I have input files in this format:
dataset1/file1.bam
dataset1/file1_rmd.bam
dataset1/file2.bam
dataset1/file2_rmd.bam
I would like to run a command with each and merge the results into a csv file. The command returns an integer given filename.
$ samtools view -c -F1 dataset1/file1.bam
200
I would like to run the command and merge the output for each file into the following csv file:
file1,200,100
file2,400,300
I can do this without using the expand in input and using an append operator >>
, but in order to avoid possible file corruptions it can lead to I would like to use >
.
I tried something like this which did not work due to wildcards.param2
part:
rule collect_rc_results:
input: in1=expand("{param1}/{param2}.bam", param1=PARS1, param2=PARS2),
in2=expand("{param1}/{param2}_rmd.bam", param1=PARS1, param2=PARS2)

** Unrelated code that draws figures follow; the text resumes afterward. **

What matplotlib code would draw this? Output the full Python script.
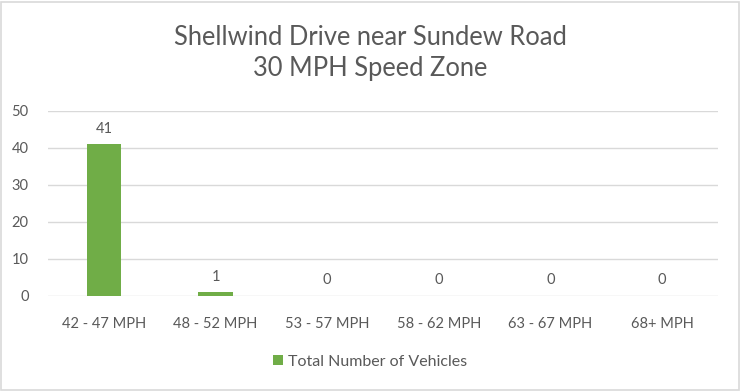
import matplotlib.pyplot as plt
from matplotlib.patches import Rectangle

categories = ['42 - 47 MPH', '48 - 52 MPH', '53 - 57 MPH', '58 - 62 MPH', '63 - 67 MPH', '68+ MPH']
vehicles = [41, 1, 0, 0, 0, 0]
series_name = 'Total Number of Vehicles'
title = 'Shellwind Drive near Sundew Road\n30 MPH Speed Zone'

text_col = '#595959'
green = '#70AD47'
grid_col = '#D9D9D9'

plt.rcParams['font.family'] = ['Lato', 'DejaVu Sans']

fig = plt.figure(figsize=(7.4, 3.92), dpi=100)
ax = fig.add_axes([0.065, 0.245, 0.905, 0.472])

x = range(len(categories))
bars = ax.bar(x, vehicles, width=0.31, color=green, label=series_name, zorder=3)
for xi, v in zip(x, vehicles):
    ax.text(xi, v + 2.3, str(v), ha='center', va='bottom', fontsize=10.5, color=text_col)

ax.set_xlim(-0.5, len(categories) - 0.5)
ax.set_ylim(0, 50)
ax.set_yticks(range(0, 51, 10))
ax.set_xticks(list(x))
ax.set_xticklabels(categories)
ax.tick_params(axis='both', length=0, labelsize=10.5, labelcolor=text_col)
ax.tick_params(axis='x', pad=15)
ax.tick_params(axis='y', pad=14)
ax.grid(axis='y', color=grid_col, linewidth=1, zorder=0)
for s in ax.spines.values():
    s.set_visible(False)

fig.text(0.5, 0.865, title, ha='center', va='center', fontsize=18.4, color=text_col, linespacing=1.3)

leg = fig.legend(loc='center', bbox_to_anchor=(0.5, 0.077), frameon=False, fontsize=11.5,
                 handlelength=0.6, handleheight=0.6, handletextpad=0.3)
for t in leg.get_texts():
    t.set_color(text_col)

fig.patches.append(Rectangle((0.002, 0.004), 0.996, 0.992, transform=fig.transFigure,
                             fill=False, edgecolor=grid_col, linewidth=1.2))

fig.savefig('out.png', dpi=100, facecolor='white')
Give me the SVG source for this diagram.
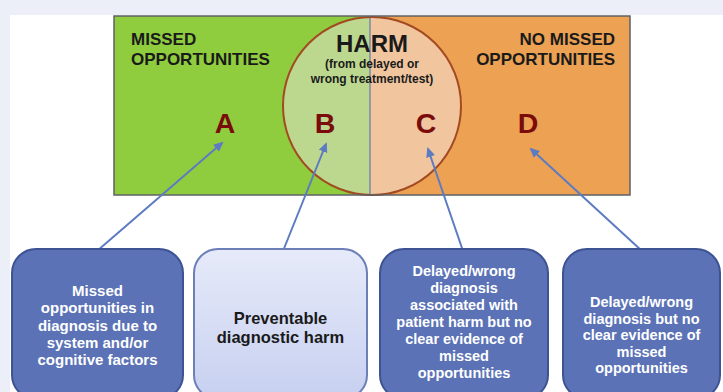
<svg xmlns="http://www.w3.org/2000/svg" width="723" height="392" viewBox="0 0 723 392">
<defs>
<style>
.hd{font-family:"Liberation Sans",Arial,sans-serif;font-weight:bold;fill:#1a1a1a}
.lt{font-family:"Liberation Sans",Arial,sans-serif;font-weight:bold;fill:#7a0c0c;font-size:28.5px;text-anchor:middle}
.bx{stroke:#3d5394;stroke-width:2;fill:#5b72b6}
.wt{font-family:"Liberation Sans",Arial,sans-serif;font-weight:bold;fill:#ffffff;text-anchor:middle}
.cn{stroke:#5d7bc2;stroke-width:2;fill:none;marker-end:url(#ah)}
</style>
<linearGradient id="lg" x1="0" y1="0" x2="0" y2="1">
<stop offset="0" stop-color="#e6eaf9"/>
<stop offset="1" stop-color="#c7d0f0"/>
</linearGradient>
<clipPath id="cl"><rect x="114" y="16" width="256" height="179"/></clipPath>
<clipPath id="cr"><rect x="370" y="16" width="260" height="179"/></clipPath>
<marker id="ah" markerWidth="10" markerHeight="10" refX="8" refY="5" orient="auto" markerUnits="userSpaceOnUse">
<path d="M0,0.5 L10,5 L0,9.5 Z" fill="#5d7bc2"/>
</marker>
</defs>
<rect x="0" y="0" width="723" height="392" fill="#eceff7"/>
<rect x="10" y="15" width="713" height="377" fill="#ffffff"/>
<g id="venn">
<rect x="114" y="16" width="256" height="179" fill="#8fcd3e"/>
<rect x="370" y="16" width="260" height="179" fill="#eca153"/>
<circle cx="372" cy="106" r="89" fill="#bcd88f" clip-path="url(#cl)"/>
<circle cx="372" cy="106" r="89" fill="#f1c69f" clip-path="url(#cr)"/>
<line x1="370" y1="16" x2="370" y2="195" stroke="#7a8aa8" stroke-width="1.5"/>
<circle cx="372" cy="106" r="89" fill="none" stroke="#a34a22" stroke-width="2"/>
<rect x="114" y="16" width="516" height="179" fill="none" stroke="#5e6066" stroke-width="1.5"/>
<text class="hd" x="131" y="45" font-size="17">MISSED</text>
<text class="hd" x="131" y="65" font-size="17">OPPORTUNITIES</text>
<text class="hd" x="615" y="45" font-size="17" text-anchor="end">NO MISSED</text>
<text class="hd" x="615" y="65" font-size="17" text-anchor="end">OPPORTUNITIES</text>
<text class="hd" x="372" y="52" font-size="24" text-anchor="middle">HARM</text>
<text class="hd" x="372" y="68" font-size="12" text-anchor="middle">(from delayed or</text>
<text class="hd" x="372" y="83" font-size="12" text-anchor="middle">wrong treatment/test)</text>
<text class="lt" x="225" y="133">A</text>
<text class="lt" x="325" y="133">B</text>
<text class="lt" x="426" y="133">C</text>
<text class="lt" x="528" y="133">D</text>
</g>
<g id="connectors">
<line class="cn" x1="97" y1="251" x2="222" y2="143"/>
<line class="cn" x1="283" y1="251" x2="326" y2="144"/>
<line class="cn" x1="463" y1="251" x2="428" y2="149"/>
<line class="cn" x1="642" y1="251" x2="531" y2="149"/>
</g>
<g id="box-a">
<rect class="bx" x="12" y="249" width="171" height="150" rx="24"/>
<text class="wt" font-size="15" x="97.5" y="296">Missed</text>
<text class="wt" font-size="15" x="97.5" y="313.3">opportunities in</text>
<text class="wt" font-size="15" x="97.5" y="330.5">diagnosis due to</text>
<text class="wt" font-size="15" x="97.5" y="347.8">system and/or</text>
<text class="wt" font-size="15" x="97.5" y="365">cognitive factors</text>
</g>
<g id="box-b">
<rect x="194" y="249" width="173" height="150" rx="24" fill="url(#lg)" stroke="#6c7fb6" stroke-width="2"/>
<text class="hd" font-size="16.5" text-anchor="middle" x="280.5" y="324">Preventable</text>
<text class="hd" font-size="16.5" text-anchor="middle" x="280.5" y="343">diagnostic harm</text>
</g>
<g id="box-c">
<rect class="bx" x="380" y="249" width="168" height="150" rx="24"/>
<text class="wt" font-size="14.5" x="464" y="276">Delayed/wrong</text>
<text class="wt" font-size="14.5" x="464" y="293">diagnosis</text>
<text class="wt" font-size="14.5" x="464" y="310">associated with</text>
<text class="wt" font-size="14.5" x="464" y="327">patient harm but no</text>
<text class="wt" font-size="14.5" x="464" y="344">clear evidence of</text>
<text class="wt" font-size="14.5" x="464" y="361">missed</text>
<text class="wt" font-size="14.5" x="464" y="378">opportunities</text>
</g>
<g id="box-d">
<rect class="bx" x="563" y="249" width="157" height="150" rx="24"/>
<text class="wt" font-size="14.5" x="641.5" y="307">Delayed/wrong</text>
<text class="wt" font-size="14.5" x="641.5" y="323.5">diagnosis but no</text>
<text class="wt" font-size="14.5" x="641.5" y="340">clear evidence of</text>
<text class="wt" font-size="14.5" x="641.5" y="356.5">missed</text>
<text class="wt" font-size="14.5" x="641.5" y="373">opportunities</text>
</g>
</svg>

output: "{param1}_merged.csv"
shell:
"""
RCT=$(samtools view -c -F1 {input.in1})
RCD=$(samtools view -c -F1 {input.in2})
printf "{wildcards.param2},${{RCT}},${{RCD}}\n" > {output}
"""
I am aware that the input is no longer a single file but a list of files created by expand
. Therefore I defined a function to work on a list input, but it is still not quite right:
def get_read_count:
return [ os.popen("samtools view -c -F1 "+infile).read() for infile in infiles ]
rule collect_rc_results:
input: in1=expand("{param1}/{param2}.bam", param1=PARS1, param2=PARS2),
in2=expand("{param1}/{param2}_rmd.bam", param1=PARS1, param2=PARS2)
output: "{param1}_merged.csv"
params: rc1=get_read_count("{param1}/{param2}.bam"), rc2=get_read_count("{param1}/{param2}_rmd.bam")
shell:
"""
printf "{wildcards.param2},{params.rc1},{params.rc2}\n" > {output}
"""
What is the best practice to use the wildcards inside the input file IDs when the input file list is defined with expand?
Edit:
I can get the expected result with expand if I use an external bash script, such as script.sh
for INF in "${@}";do
IN1=${INF}
IN2=${IN1%.bam}_rmd.bam
LIB=$(basename ${IN1%.*}|cut -d_ -f1)
RCT=$(samtools view -c -F1 ${IN1} )
RCD=$(samtools view -c -F1 ${IN2} )
printf "${LIB},${RCT},${RCD}\n"
done
with
params: script="script.sh"
shell:
"""
bash {params.script} {input} > {output}
"""
but I am interested in learning if there is an easier way to get the same output only using snakemake.
Edit2:
I can also do it in the shell
instead of a separate script,
rule collect_rc_results:
input:
in1=expand("{param1}/{param2}.bam", param1=PARS1, param2=PARS2),
in2=expand("{param1}/{param2}_rmd.bam", param1=PARS1, param2=PARS2)
output: "{param1}_merged.csv"
shell:
"""
for INF in {input};do
IN1=${{INF}}
IN2=${{IN1%.bam}}_rmd.bam
LIB=$(basename ${{IN1%.*}}|cut -d_ -f1)
RCT=$(samtools view -c -F1 ${{IN1}} )
RCD=$(samtools view -c -F1 ${{IN2}} )
printf ${{LIB}},${{RCT}},${{RCD}}\n"
done > {output}
"""
thus get the expected files. However, I would be interested to hear about it if anyone has a more elegant or a "best practice" solution.